** Instructions for the task **
Output the lines exactly, from the one where "Recreate this image as a Python" appears through the one where "tick_labels_x_right = [1, 10, 20]" appears. Images are left out.

[begin Records shown]

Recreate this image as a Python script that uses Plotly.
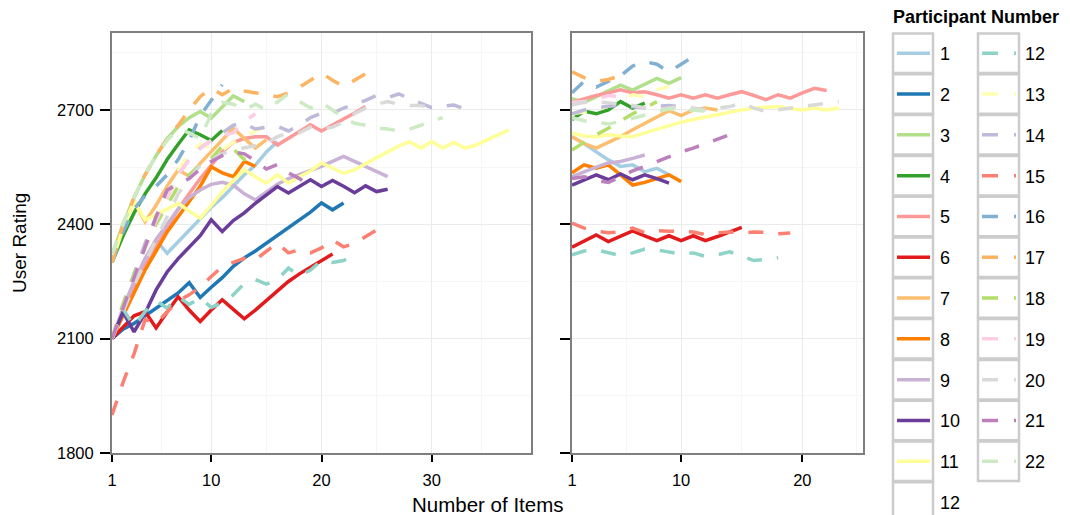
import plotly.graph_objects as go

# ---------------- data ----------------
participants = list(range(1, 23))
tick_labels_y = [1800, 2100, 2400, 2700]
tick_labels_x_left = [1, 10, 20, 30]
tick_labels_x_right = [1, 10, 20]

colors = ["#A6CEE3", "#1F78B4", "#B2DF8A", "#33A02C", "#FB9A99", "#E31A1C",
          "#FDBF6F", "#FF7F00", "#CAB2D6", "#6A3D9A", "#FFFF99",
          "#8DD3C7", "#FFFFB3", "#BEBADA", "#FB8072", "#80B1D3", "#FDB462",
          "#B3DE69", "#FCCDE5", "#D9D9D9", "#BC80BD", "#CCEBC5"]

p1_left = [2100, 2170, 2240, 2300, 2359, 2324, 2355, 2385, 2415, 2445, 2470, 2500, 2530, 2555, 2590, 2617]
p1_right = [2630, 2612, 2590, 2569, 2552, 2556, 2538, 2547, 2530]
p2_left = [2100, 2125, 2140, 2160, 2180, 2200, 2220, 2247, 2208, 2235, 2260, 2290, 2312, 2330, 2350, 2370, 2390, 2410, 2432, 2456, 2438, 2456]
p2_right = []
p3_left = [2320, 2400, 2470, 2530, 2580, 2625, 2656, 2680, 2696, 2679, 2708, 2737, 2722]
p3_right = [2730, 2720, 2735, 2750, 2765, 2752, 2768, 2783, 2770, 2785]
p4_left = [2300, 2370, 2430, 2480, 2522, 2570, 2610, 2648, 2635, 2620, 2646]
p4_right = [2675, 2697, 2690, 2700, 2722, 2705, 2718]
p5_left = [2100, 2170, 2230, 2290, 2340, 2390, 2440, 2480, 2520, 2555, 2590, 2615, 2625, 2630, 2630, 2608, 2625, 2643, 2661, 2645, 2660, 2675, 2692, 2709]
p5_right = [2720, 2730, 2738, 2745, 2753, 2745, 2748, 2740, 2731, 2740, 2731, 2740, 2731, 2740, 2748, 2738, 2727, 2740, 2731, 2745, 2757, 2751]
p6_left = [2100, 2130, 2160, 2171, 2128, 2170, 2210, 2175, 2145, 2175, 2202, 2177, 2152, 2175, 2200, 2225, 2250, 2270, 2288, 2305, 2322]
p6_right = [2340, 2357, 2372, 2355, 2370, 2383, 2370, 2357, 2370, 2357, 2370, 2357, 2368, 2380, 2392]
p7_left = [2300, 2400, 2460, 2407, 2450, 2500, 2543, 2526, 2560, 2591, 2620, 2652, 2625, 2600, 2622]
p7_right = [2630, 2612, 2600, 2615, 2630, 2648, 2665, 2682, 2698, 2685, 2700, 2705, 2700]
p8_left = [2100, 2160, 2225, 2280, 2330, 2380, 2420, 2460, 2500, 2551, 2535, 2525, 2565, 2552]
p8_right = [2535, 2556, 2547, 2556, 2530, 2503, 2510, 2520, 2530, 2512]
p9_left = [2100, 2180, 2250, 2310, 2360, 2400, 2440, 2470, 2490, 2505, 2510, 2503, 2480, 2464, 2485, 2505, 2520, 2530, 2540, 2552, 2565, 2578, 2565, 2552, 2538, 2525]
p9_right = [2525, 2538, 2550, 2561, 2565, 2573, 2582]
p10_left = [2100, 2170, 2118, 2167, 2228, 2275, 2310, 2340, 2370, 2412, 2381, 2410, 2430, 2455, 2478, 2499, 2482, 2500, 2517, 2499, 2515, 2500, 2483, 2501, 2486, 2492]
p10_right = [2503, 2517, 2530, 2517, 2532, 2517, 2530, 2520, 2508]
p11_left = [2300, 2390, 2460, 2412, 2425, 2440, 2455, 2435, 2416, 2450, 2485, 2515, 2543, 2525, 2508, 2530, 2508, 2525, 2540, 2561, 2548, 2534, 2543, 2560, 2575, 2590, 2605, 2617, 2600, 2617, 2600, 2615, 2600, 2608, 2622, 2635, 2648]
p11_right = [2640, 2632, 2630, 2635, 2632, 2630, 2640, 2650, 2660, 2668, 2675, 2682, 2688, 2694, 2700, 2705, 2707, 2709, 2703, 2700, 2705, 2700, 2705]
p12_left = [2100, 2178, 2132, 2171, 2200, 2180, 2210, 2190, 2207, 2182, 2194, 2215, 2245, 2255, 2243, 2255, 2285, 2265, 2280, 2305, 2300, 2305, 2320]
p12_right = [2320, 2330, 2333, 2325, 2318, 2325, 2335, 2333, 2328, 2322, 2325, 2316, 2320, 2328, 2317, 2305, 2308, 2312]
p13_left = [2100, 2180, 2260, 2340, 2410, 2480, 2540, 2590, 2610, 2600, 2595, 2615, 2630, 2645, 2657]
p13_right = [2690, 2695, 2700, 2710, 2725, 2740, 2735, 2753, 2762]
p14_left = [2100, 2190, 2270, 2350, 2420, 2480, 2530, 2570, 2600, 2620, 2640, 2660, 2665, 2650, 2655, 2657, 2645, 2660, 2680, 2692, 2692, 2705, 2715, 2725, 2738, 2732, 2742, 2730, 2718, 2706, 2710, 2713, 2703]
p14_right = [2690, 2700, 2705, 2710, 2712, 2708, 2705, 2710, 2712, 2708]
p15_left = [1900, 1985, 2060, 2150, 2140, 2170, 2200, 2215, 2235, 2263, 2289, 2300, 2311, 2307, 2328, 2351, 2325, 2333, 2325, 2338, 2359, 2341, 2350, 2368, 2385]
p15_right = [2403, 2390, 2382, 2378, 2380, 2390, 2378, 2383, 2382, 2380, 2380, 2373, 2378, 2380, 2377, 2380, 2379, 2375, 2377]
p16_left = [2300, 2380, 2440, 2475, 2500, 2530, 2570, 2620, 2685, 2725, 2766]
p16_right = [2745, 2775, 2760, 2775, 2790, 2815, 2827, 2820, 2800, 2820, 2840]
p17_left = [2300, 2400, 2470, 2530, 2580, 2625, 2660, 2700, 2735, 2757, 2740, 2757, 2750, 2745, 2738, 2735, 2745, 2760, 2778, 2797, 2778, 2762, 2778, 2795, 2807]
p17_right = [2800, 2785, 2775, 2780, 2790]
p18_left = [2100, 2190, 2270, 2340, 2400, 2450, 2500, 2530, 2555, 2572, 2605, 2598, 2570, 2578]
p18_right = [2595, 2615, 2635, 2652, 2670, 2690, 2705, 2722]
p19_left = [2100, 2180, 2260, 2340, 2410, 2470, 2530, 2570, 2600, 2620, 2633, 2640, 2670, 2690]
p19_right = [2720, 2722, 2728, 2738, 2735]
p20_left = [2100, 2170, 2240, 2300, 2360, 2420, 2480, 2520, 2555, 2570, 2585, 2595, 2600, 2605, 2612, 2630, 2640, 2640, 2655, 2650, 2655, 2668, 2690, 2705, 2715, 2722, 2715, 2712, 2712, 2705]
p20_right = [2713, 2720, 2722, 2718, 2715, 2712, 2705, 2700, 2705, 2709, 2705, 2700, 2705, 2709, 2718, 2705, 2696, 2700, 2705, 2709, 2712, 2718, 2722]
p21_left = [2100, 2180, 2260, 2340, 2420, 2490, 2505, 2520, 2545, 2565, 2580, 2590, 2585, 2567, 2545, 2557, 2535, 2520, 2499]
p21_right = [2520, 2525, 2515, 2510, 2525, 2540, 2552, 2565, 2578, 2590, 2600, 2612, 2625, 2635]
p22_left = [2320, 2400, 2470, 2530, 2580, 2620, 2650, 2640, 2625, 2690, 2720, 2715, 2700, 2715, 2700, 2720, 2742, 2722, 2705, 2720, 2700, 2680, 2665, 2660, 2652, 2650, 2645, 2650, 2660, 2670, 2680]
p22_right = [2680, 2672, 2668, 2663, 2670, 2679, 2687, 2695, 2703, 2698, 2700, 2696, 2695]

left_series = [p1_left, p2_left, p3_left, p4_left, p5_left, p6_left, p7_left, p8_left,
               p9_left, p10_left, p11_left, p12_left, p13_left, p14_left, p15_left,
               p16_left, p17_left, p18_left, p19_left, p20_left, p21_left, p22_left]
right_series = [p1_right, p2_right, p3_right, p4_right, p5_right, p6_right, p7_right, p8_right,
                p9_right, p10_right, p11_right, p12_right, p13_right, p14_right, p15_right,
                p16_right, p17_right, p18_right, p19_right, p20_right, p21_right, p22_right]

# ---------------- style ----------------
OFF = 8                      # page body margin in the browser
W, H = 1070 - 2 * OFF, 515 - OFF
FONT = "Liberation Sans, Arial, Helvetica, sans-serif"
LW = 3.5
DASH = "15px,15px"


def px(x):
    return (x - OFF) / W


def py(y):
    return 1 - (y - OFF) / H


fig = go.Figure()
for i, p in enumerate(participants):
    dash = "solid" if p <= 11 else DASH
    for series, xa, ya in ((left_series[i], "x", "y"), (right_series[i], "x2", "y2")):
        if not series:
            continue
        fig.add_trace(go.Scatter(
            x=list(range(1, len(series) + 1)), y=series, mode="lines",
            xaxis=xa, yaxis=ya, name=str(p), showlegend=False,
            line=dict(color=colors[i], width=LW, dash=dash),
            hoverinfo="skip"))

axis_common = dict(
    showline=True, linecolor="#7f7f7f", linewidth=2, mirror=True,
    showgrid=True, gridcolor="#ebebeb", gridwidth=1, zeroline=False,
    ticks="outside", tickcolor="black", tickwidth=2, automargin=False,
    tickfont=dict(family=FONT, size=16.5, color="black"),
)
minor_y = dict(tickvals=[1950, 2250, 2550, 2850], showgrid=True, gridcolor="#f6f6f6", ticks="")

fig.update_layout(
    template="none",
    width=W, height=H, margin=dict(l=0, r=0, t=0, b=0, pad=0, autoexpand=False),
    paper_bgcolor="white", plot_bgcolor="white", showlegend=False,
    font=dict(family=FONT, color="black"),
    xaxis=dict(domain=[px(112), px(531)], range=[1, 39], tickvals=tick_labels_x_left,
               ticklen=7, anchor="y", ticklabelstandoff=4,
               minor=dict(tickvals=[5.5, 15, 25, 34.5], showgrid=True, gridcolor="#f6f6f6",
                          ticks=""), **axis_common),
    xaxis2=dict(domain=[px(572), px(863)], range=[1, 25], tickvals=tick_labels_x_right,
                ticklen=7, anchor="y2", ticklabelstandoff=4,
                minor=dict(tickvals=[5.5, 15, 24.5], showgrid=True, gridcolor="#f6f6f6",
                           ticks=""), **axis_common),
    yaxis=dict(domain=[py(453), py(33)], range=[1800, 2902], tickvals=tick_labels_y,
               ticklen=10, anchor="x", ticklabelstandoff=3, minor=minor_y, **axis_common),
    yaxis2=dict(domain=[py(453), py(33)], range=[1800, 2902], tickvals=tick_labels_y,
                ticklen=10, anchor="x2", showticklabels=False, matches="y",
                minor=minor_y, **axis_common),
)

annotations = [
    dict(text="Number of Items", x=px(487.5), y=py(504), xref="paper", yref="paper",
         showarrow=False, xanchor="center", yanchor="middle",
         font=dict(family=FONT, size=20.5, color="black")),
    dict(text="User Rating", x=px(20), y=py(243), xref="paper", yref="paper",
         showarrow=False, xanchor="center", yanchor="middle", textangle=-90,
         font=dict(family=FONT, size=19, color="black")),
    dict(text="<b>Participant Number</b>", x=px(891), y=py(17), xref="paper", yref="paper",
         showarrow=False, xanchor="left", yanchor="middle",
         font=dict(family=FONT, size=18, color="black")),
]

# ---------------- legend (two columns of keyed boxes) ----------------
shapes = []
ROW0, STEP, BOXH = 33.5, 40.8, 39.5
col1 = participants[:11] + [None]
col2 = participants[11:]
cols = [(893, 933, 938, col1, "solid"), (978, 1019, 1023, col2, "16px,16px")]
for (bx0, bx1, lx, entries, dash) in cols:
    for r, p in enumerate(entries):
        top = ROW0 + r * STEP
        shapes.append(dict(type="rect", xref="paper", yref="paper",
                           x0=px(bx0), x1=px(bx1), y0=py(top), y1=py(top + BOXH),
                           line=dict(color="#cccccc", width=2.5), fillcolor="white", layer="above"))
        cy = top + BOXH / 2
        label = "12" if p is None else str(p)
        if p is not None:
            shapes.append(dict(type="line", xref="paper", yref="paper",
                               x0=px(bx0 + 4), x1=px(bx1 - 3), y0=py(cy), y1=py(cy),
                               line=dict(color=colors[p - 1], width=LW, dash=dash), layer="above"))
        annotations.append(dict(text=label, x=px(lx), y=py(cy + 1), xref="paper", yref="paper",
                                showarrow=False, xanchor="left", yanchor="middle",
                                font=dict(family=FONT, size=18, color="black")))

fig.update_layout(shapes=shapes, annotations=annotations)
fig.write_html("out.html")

[end Records shown]
[begin Records shown]

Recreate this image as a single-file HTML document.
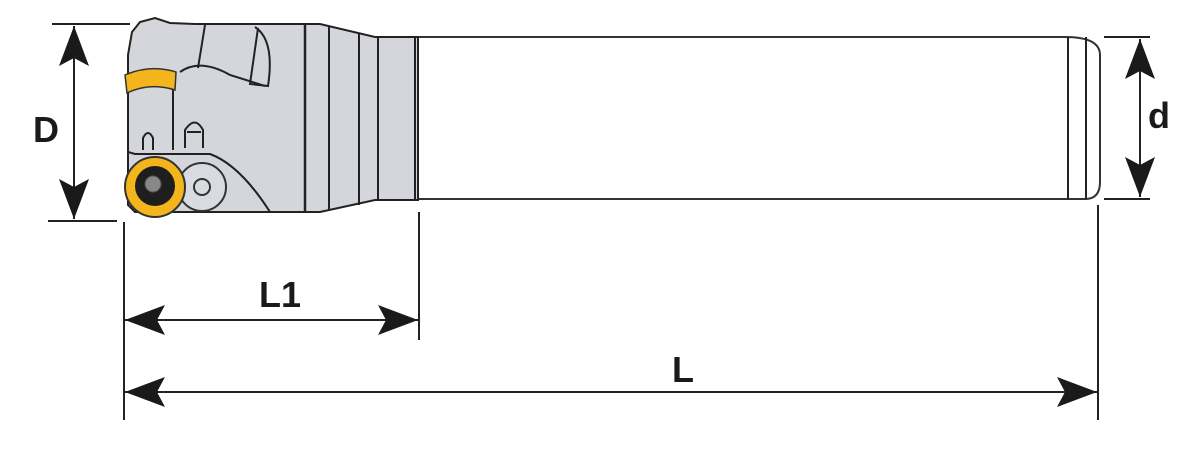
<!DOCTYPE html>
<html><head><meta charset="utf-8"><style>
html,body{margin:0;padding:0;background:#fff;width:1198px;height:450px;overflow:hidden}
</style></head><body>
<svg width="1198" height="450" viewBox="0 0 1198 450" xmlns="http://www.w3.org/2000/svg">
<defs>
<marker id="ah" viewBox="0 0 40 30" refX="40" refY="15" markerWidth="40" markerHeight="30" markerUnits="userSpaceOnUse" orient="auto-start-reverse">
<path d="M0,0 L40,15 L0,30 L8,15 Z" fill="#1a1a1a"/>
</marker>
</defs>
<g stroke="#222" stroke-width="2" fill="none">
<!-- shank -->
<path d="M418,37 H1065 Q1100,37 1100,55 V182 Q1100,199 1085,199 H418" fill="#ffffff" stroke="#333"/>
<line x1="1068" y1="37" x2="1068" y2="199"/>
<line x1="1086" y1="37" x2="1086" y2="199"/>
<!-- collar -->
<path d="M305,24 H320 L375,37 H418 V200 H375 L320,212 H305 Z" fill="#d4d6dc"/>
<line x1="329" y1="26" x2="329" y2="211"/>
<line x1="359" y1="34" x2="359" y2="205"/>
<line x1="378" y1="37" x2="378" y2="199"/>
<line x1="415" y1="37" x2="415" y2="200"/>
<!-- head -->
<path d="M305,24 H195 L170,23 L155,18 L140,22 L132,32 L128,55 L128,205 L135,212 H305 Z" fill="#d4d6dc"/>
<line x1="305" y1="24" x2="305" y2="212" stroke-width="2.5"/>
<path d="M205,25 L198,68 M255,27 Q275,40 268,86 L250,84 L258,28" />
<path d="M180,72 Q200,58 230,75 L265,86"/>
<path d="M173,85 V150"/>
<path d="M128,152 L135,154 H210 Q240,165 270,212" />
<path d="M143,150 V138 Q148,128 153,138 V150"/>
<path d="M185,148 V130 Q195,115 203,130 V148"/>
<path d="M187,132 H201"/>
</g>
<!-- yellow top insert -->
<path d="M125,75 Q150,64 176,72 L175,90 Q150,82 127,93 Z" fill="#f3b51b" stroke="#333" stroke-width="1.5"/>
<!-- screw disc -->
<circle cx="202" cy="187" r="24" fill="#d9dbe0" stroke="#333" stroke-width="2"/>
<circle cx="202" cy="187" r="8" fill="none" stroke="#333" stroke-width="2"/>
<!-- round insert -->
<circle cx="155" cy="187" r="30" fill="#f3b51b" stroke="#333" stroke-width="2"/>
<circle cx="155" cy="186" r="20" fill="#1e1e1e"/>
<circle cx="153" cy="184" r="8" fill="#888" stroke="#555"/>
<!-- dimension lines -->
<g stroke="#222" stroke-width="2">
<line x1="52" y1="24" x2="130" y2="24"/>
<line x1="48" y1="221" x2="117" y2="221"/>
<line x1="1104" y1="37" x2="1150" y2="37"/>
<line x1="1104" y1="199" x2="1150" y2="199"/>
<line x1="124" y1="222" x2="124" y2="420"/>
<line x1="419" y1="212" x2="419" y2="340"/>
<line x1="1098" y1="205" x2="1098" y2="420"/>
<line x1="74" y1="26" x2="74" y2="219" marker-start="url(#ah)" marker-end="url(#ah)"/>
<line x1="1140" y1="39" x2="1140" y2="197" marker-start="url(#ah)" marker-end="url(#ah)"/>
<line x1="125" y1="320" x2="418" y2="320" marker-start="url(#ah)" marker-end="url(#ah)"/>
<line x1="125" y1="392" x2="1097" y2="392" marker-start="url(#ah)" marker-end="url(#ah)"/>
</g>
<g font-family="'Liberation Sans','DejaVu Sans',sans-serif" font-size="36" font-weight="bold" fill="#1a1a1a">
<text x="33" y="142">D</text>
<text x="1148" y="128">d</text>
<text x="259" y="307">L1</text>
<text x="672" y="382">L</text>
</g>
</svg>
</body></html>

[end Records shown]

** Finished exercise **
Recreate this image as a Python script that uses Plotly.
import plotly.graph_objects as go

# ---------------- data ----------------
participants = list(range(1, 23))
tick_labels_y = [1800, 2100, 2400, 2700]
tick_labels_x_left = [1, 10, 20, 30]
tick_labels_x_right = [1, 10, 20]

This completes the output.